What to do: Copy everything from the line with "Generate a Python" down to the line with "fig.patch.set_facecolor('white')", inclusive of both, exactly as written; leave out all pictures.

(Code that draws figures)
--- --- ---
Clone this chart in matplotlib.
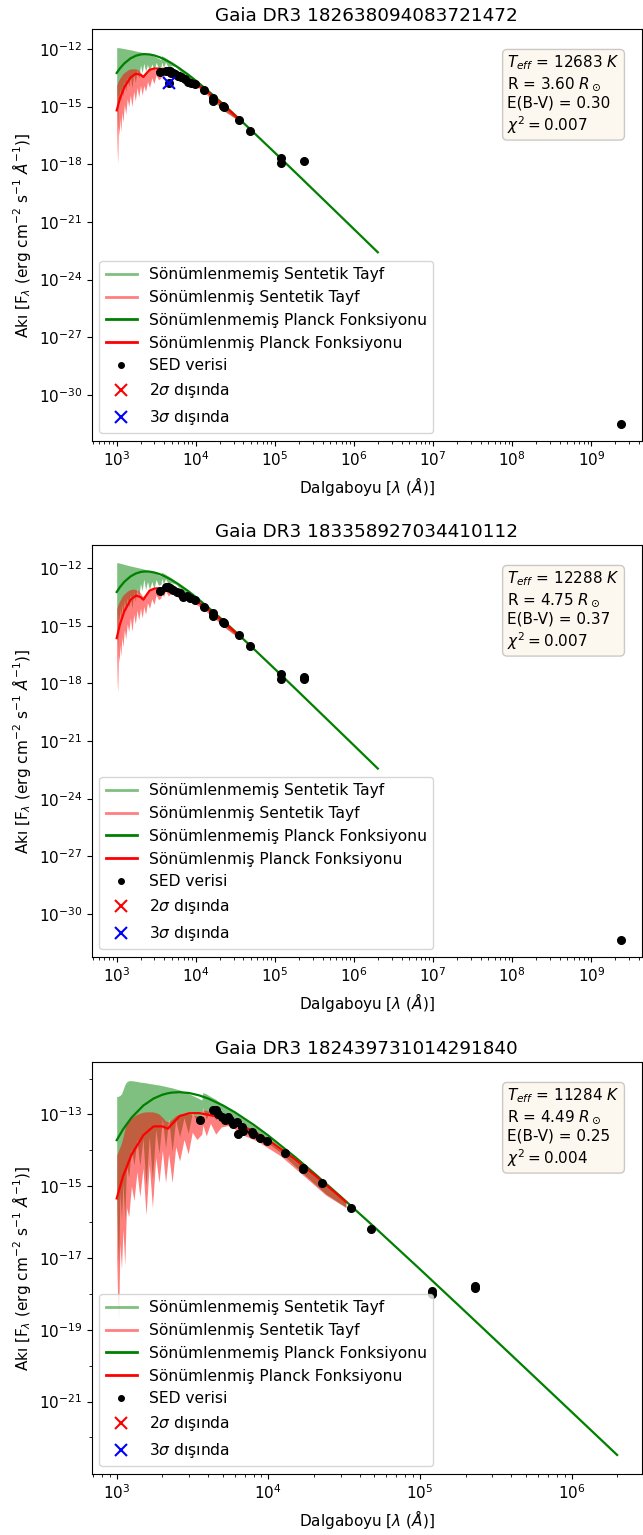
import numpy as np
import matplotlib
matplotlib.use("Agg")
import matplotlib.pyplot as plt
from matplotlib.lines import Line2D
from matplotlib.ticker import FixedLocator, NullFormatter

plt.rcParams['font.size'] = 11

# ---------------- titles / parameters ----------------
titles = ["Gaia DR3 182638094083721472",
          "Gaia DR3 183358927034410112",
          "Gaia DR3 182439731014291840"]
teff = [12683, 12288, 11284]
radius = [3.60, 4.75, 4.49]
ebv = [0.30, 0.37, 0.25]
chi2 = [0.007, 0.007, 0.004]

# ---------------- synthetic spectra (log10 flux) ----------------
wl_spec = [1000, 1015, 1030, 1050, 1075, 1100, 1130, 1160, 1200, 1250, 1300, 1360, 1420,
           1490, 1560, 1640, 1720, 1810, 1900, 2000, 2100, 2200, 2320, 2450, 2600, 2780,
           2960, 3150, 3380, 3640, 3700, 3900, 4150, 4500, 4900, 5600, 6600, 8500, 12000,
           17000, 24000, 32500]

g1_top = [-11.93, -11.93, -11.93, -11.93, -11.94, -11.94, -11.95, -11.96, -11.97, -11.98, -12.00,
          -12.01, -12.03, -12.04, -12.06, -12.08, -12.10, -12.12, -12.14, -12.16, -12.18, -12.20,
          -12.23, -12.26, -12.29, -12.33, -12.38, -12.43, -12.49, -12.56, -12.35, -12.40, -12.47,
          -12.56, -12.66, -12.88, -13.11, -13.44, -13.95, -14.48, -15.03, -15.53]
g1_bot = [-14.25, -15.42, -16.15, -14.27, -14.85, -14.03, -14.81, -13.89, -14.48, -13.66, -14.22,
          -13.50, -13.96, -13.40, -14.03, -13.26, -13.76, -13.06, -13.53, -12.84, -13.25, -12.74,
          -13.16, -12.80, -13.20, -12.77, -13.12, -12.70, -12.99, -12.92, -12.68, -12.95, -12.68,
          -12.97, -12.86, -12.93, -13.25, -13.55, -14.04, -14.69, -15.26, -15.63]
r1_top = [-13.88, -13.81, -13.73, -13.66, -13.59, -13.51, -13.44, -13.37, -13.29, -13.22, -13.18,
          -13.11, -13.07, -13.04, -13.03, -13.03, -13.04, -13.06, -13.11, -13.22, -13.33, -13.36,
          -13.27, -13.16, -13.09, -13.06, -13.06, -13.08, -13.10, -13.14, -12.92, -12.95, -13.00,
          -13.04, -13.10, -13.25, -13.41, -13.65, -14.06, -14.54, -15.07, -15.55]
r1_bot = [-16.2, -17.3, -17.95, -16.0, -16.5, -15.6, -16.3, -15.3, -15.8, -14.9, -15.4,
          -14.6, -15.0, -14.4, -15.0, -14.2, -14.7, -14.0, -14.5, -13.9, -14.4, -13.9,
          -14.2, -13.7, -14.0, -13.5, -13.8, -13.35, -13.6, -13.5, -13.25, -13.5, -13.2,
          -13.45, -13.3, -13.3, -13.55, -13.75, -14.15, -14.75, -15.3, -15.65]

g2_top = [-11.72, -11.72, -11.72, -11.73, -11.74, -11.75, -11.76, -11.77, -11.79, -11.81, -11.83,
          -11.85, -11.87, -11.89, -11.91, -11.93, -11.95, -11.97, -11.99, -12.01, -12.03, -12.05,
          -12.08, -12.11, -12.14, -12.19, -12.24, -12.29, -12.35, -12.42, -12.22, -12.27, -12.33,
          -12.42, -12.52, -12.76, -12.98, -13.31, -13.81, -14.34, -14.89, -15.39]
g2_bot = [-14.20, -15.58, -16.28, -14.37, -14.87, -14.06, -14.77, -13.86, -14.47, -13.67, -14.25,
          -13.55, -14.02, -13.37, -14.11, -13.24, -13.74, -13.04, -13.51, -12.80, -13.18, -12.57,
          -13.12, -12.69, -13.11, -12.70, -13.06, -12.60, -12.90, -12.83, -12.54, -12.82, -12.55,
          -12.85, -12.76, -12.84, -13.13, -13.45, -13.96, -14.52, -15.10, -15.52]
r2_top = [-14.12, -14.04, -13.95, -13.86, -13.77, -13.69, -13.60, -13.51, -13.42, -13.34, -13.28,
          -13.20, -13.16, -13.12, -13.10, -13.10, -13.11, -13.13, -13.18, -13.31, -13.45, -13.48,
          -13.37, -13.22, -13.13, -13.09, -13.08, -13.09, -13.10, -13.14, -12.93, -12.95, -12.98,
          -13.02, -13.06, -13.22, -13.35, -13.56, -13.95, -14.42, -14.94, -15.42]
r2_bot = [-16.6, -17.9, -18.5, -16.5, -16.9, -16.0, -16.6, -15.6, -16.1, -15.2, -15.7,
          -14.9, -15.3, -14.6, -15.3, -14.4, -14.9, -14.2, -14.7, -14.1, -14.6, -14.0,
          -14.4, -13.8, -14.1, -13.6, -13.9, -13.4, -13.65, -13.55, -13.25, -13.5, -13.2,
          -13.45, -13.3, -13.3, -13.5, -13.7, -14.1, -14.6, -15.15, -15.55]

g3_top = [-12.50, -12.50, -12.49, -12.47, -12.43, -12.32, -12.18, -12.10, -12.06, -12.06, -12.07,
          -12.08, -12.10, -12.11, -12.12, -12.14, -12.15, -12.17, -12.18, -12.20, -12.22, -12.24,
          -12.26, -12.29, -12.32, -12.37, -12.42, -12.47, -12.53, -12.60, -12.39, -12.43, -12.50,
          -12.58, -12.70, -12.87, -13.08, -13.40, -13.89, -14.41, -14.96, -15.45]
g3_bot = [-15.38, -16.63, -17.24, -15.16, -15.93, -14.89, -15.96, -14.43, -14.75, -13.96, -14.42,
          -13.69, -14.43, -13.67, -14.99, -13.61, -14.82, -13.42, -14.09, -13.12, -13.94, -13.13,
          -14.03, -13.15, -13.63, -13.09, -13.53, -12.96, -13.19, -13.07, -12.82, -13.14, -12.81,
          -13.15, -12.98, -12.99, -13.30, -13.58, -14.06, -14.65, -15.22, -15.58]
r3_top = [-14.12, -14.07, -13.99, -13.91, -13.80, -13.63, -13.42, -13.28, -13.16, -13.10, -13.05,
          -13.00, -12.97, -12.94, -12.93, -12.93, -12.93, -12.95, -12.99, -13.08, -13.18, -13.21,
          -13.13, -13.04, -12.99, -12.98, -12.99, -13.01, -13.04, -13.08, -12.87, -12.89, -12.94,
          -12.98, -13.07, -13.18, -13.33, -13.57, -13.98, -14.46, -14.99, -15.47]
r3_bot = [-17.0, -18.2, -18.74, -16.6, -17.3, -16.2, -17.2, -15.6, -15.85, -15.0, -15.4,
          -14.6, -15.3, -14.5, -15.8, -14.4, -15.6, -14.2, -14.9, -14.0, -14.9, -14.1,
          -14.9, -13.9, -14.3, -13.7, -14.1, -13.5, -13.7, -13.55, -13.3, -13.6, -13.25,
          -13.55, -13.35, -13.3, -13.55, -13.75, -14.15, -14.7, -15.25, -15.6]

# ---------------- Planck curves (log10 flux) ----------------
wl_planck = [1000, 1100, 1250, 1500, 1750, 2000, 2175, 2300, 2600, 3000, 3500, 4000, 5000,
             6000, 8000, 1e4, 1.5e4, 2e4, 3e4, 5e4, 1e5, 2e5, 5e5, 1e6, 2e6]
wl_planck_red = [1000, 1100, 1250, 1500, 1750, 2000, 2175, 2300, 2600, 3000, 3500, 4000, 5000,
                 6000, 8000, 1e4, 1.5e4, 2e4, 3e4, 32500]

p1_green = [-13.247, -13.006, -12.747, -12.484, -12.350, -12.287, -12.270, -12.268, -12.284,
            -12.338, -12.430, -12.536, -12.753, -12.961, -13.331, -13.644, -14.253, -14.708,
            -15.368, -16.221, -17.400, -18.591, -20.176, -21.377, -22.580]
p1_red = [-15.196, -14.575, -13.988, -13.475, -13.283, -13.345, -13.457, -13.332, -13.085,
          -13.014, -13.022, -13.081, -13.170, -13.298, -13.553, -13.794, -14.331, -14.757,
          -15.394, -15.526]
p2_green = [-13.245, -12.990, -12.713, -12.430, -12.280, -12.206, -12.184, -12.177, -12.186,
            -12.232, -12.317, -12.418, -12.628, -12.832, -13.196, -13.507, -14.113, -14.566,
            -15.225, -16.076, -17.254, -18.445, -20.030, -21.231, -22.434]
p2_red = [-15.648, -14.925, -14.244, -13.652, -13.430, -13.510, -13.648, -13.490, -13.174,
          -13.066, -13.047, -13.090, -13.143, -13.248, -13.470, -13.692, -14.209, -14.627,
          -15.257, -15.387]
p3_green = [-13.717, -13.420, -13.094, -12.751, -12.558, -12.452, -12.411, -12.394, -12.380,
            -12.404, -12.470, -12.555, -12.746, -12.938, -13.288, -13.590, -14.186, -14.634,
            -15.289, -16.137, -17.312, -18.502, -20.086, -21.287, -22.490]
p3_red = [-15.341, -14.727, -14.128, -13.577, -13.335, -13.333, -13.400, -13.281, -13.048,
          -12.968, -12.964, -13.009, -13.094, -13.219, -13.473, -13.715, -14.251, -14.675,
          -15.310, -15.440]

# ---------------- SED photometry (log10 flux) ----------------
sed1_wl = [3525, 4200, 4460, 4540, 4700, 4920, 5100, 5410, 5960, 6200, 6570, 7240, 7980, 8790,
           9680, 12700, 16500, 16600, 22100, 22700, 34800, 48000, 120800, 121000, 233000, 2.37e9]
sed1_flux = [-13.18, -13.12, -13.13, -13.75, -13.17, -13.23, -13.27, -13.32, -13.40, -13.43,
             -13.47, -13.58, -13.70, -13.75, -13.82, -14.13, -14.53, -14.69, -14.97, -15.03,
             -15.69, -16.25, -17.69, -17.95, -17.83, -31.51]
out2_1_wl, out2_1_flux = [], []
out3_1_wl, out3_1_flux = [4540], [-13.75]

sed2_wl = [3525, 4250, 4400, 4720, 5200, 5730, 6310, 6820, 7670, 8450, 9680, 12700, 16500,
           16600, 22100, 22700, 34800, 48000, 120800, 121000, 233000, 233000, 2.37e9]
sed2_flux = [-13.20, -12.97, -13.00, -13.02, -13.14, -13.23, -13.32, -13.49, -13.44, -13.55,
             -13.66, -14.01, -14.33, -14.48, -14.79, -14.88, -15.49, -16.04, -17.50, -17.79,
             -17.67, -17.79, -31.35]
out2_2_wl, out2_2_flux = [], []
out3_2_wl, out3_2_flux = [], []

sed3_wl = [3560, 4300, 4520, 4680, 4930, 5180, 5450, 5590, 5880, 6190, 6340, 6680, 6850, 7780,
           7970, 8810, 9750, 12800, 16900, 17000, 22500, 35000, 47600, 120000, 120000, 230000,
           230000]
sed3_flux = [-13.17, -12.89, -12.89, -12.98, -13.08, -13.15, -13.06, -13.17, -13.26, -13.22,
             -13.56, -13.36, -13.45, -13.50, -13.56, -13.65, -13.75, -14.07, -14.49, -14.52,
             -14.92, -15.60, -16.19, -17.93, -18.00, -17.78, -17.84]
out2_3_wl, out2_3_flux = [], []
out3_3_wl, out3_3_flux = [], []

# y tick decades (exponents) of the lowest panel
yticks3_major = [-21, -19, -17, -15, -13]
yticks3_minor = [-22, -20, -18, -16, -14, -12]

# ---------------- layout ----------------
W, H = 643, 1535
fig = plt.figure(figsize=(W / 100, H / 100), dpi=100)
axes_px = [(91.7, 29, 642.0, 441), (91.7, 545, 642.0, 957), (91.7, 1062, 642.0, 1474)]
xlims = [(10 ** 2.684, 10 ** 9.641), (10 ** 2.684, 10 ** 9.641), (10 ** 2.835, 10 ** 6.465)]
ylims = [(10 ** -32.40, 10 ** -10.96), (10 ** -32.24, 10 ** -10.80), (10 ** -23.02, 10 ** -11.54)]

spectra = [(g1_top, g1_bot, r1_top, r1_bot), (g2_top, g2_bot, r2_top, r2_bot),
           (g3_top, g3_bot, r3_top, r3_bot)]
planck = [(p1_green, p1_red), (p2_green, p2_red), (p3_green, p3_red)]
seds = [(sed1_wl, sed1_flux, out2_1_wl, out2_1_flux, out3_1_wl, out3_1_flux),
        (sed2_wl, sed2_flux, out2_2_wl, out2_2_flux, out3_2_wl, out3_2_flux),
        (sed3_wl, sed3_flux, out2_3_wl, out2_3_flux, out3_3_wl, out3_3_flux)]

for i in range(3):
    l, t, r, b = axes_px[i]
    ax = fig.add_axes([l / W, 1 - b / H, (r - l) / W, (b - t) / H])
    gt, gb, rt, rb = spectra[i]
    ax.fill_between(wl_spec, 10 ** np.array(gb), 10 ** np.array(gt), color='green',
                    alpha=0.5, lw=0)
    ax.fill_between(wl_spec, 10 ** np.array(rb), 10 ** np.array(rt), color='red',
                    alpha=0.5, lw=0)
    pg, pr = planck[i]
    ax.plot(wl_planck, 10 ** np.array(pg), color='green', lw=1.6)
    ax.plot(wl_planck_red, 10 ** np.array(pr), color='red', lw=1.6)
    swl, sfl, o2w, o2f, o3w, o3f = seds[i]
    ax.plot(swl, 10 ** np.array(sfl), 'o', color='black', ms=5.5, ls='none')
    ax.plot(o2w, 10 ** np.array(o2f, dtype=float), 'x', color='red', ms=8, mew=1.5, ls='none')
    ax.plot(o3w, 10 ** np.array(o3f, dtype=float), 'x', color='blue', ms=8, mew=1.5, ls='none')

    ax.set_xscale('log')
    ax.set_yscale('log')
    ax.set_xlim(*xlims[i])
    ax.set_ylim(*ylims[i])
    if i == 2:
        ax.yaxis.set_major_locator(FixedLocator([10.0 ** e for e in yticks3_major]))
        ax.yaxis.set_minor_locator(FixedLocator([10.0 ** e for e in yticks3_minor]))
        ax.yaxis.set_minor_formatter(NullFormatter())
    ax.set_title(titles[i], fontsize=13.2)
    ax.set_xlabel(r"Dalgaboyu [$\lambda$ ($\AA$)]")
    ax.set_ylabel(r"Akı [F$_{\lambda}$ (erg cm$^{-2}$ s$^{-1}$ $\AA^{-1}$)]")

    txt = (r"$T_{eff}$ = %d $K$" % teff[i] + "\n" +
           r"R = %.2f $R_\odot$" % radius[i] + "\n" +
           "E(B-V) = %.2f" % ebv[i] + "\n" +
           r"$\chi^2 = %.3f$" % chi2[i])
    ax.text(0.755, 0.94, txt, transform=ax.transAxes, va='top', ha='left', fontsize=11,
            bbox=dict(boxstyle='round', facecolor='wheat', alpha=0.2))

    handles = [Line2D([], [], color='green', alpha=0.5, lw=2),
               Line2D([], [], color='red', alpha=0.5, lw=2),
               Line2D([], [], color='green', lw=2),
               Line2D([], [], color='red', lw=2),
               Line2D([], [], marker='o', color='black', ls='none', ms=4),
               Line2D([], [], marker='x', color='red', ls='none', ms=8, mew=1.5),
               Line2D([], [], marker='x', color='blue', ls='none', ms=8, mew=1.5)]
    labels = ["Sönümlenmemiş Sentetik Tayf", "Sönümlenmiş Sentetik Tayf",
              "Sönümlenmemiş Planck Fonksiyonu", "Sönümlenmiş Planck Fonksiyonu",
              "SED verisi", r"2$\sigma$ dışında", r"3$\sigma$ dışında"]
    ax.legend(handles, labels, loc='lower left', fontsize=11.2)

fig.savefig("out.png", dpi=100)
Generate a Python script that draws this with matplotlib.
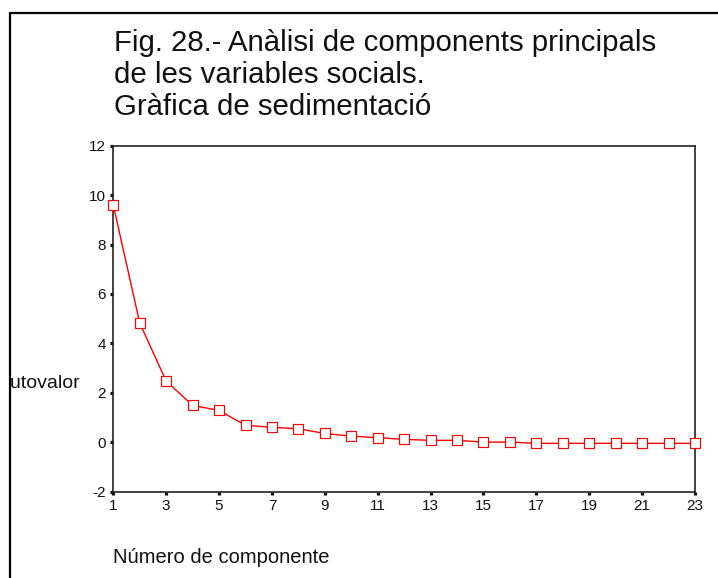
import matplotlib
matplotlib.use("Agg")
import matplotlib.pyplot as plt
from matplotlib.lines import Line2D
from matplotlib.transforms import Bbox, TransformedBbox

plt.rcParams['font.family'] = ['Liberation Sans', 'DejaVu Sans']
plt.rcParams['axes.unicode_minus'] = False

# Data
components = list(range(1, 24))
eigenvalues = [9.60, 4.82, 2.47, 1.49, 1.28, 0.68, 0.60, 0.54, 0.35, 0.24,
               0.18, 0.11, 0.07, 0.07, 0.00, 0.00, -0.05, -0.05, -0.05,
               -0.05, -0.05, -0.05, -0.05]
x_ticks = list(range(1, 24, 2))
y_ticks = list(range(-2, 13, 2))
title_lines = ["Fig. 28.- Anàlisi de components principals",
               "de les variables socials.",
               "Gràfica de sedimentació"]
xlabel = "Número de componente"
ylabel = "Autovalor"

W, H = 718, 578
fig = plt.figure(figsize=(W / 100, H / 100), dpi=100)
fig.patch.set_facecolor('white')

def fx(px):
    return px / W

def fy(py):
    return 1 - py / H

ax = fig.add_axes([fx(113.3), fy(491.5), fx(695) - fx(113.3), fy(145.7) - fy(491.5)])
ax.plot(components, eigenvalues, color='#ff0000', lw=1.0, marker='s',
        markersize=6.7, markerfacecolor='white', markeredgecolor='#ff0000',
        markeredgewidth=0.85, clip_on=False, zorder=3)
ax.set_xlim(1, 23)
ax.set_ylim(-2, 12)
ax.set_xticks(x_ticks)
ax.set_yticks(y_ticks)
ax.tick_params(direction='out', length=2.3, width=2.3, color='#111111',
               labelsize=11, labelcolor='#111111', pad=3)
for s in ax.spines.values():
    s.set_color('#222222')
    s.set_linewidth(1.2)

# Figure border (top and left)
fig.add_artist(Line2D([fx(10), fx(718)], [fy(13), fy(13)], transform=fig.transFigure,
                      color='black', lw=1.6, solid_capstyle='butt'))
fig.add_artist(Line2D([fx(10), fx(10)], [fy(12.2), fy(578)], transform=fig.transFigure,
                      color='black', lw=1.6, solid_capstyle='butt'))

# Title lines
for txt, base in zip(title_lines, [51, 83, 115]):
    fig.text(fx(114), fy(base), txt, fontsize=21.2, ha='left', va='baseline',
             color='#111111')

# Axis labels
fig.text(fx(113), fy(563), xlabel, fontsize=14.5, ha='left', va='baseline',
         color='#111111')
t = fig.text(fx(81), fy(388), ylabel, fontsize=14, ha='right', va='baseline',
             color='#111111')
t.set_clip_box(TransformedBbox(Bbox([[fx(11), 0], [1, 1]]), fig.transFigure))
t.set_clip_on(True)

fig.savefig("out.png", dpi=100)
--- --- ---
Expected answer:
Generate a Python script that draws this with matplotlib.
import matplotlib
matplotlib.use("Agg")
import matplotlib.pyplot as plt
from matplotlib.lines import Line2D
from matplotlib.transforms import Bbox, TransformedBbox

plt.rcParams['font.family'] = ['Liberation Sans', 'DejaVu Sans']
plt.rcParams['axes.unicode_minus'] = False

# Data
components = list(range(1, 24))
eigenvalues = [9.60, 4.82, 2.47, 1.49, 1.28, 0.68, 0.60, 0.54, 0.35, 0.24,
               0.18, 0.11, 0.07, 0.07, 0.00, 0.00, -0.05, -0.05, -0.05,
               -0.05, -0.05, -0.05, -0.05]
x_ticks = list(range(1, 24, 2))
y_ticks = list(range(-2, 13, 2))
title_lines = ["Fig. 28.- Anàlisi de components principals",
               "de les variables socials.",
               "Gràfica de sedimentació"]
xlabel = "Número de componente"
ylabel = "Autovalor"

W, H = 718, 578
fig = plt.figure(figsize=(W / 100, H / 100), dpi=100)
fig.patch.set_facecolor('white')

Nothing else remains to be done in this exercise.